Mit seinem selbst entwickelten Farbfotografieverfahren gilt Prokudin-Gorski als einer der ersten Color-Fotografen der Welt. Bereits Jahrzehnte vor der Verfügbarkeit von Farbfilmen gelang dem Chemiker mit Hilfen von farbsensitiven Glasplatten die Anfertigung von Farbaufnahmen.
1909 brach Prokudin-Gorski im Auftrag von Zar Nikolaus II. mit einem mobilen Fotolabor zu einer sechsjährigen Reise auf. Ziel war nicht weniger als die systematische Dokumentation des gesamten russischen Reiches. Die Aufnahmen sollten dabei nicht nur die Vielfalt der Landschaften und Volksgruppen dokumentieren, sondern auch eine gemeinsame russische Identität stiften. Kaum jemand in der Gesamtbevölkerung hatte zu dieser Zeit eine Ahnung davon, wie das Leben am anderen Ende des russischen Reiches aussah.
So konnte auch Prokudin-Gorski zu Beginn seiner Expedition nicht wissen, was ihn auf seiner Reise vom westlichen Russland über die Landschaften des Urals bis zum Kaukasus und Zentralasien erwarten würde. Herausgekommen ist am Ende eine umfangreiche Fotosammlung, die ein sich im Wandel befindendes Reich voller Gegensätze zeigt. Prunkvolle Kirchen stehen hier neben schlichten Bauernhäusern, Fabriken der noch jungen russischen Industrie inmitten von noch unberührter Natur. Auch zahlreiche Porträts sind Teil der Dokumentation. Vom Tagelöhner bis zum orientalischen Emir oder stolzen Donkosaken hat der Fotograf alle damaligen Bevölkerungsschichten abgelichtet. Auch Aufnahmen des Schriftstellers Leo Tolstoi finden sich darunter.

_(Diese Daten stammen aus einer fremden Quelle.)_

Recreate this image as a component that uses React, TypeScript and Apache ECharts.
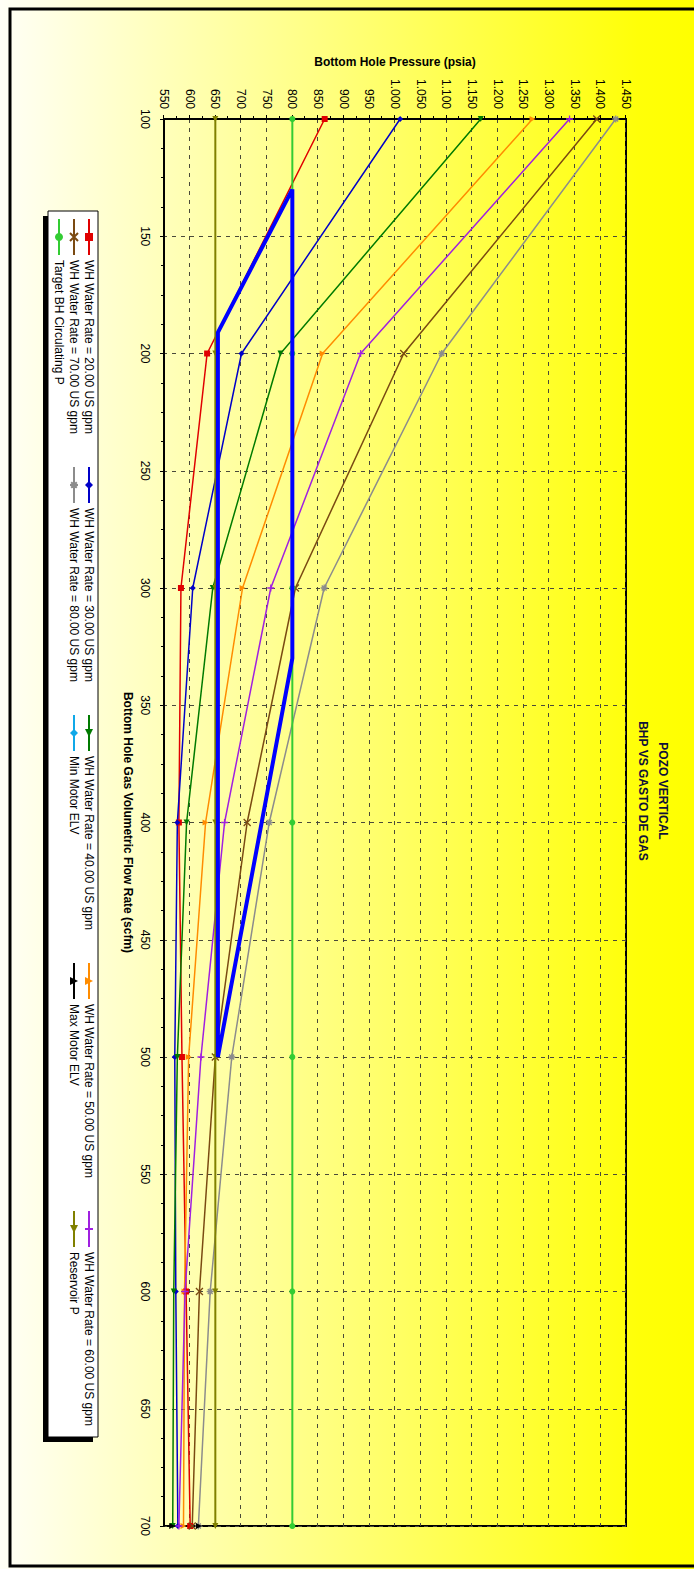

Nach der Oktoberrevolution floh Prokudi-Gorski nach Frankreich. Dort starb der Fotograf 1944 in Paris. Seit 1948 sind seine Farbaufnahmen im Besitz der Library of Congress in Washington. Dort wurden die mehr als hundert Jahre alten Fotografien nun aufwendig restauriert. Dabei hat man darauf verzichtet, die Spuren der Zeit mittels Retusche gänzlich zu entfernen. Auf einigen Aufnahmen fehlen Farbschichten, auf anderen zeigen sich solarisierende Effekte. Nicht zuletzt diese artifizielle Optik ist es, die den historischen Zeugnissen ihren einzigartigen Charakter verleiht.
Zu diesem Ergebnis kam auch die Jury des Deutschen Fotobuchpreises. Sie verlieh dem „kunterbunten Augenschmaus“ unlängst Gold in der Kategorie Fotogeschichte.